The union alleges that Rockstar actively maintained lists of employees involved in union organising, with the intent to discriminate against them. The tribunal’s decision to allow these blacklisting allegations to proceed is the real story here — it’s a meaningful legal foothold that could define the entire outcome.

There’s another layer that makes the situation considerably more serious. A number of those dismissed were living in the UK on employer-sponsored visas. According to the union, Rockstar notified the Home Office about these individuals after their termination — meaning they didn’t just lose their jobs, but also their right to remain in the country, along with their homes and daily lives.
One of the most prominent figures in the case is Ellie Dunstan, a former Rockstar North employee and one of the 31 dismissed UK workers. She has described the tribunal’s ruling as an important victory for the people involved.

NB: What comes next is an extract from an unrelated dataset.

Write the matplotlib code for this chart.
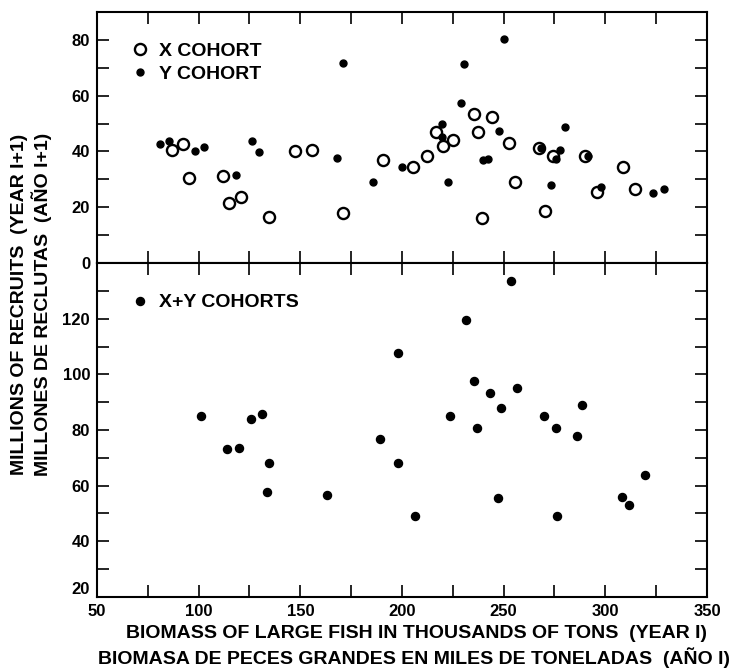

Timeline: From Mass Layoffs to the Courtroom
| Date | Event |
|---|---|
| Late 2025 | Rockstar North and Rockstar Toronto dismiss 34 employees in a single day |
| January 2026 | Glasgow court rejects interim relief — reinstatement of salaries and visa extensions denied ahead of full hearing |
| 28 May 2026 | The Rockstar Game Workers Union goes public, releases a video manifesto, and confirms a hearing date has been set |
| June 2026 | Employment Tribunal rules in favour of IWGB, allowing blacklisting allegations to be heard |
| 10 Sep – 15 Oct 2026 | Full tribunal hearing scheduled |
What This Means for the Games Industry — and What Comes Next
GTA VI is the most anticipated game release of the year. Analysts project it could generate over $10 billion for Take-Two Interactive. Against that backdrop, a labour dispute of this scale is impossible to ignore — the trial begins just weeks before launch, brought by the very people who helped build the game.
The IWGB says the union has grown considerably since the dismissals and now has representation across all five of Rockstar’s UK offices. Their demands include pay transparency, flexible working, and an end to crunch culture. Some former employees have described working weeks of up to 100 hours.
The outcome of the full hearing hinges on one central question: can the union prove that Rockstar actually maintained blacklists of union-active employees? If it can, the ruling won’t just affect Rockstar — it could set a precedent for labour organising across the entire games industry, where worker rights remain a deeply contested issue. If it can’t, Rockstar’s version of events — that this was always about leaks, not retaliation — stands.
September will tell us which story holds up in court.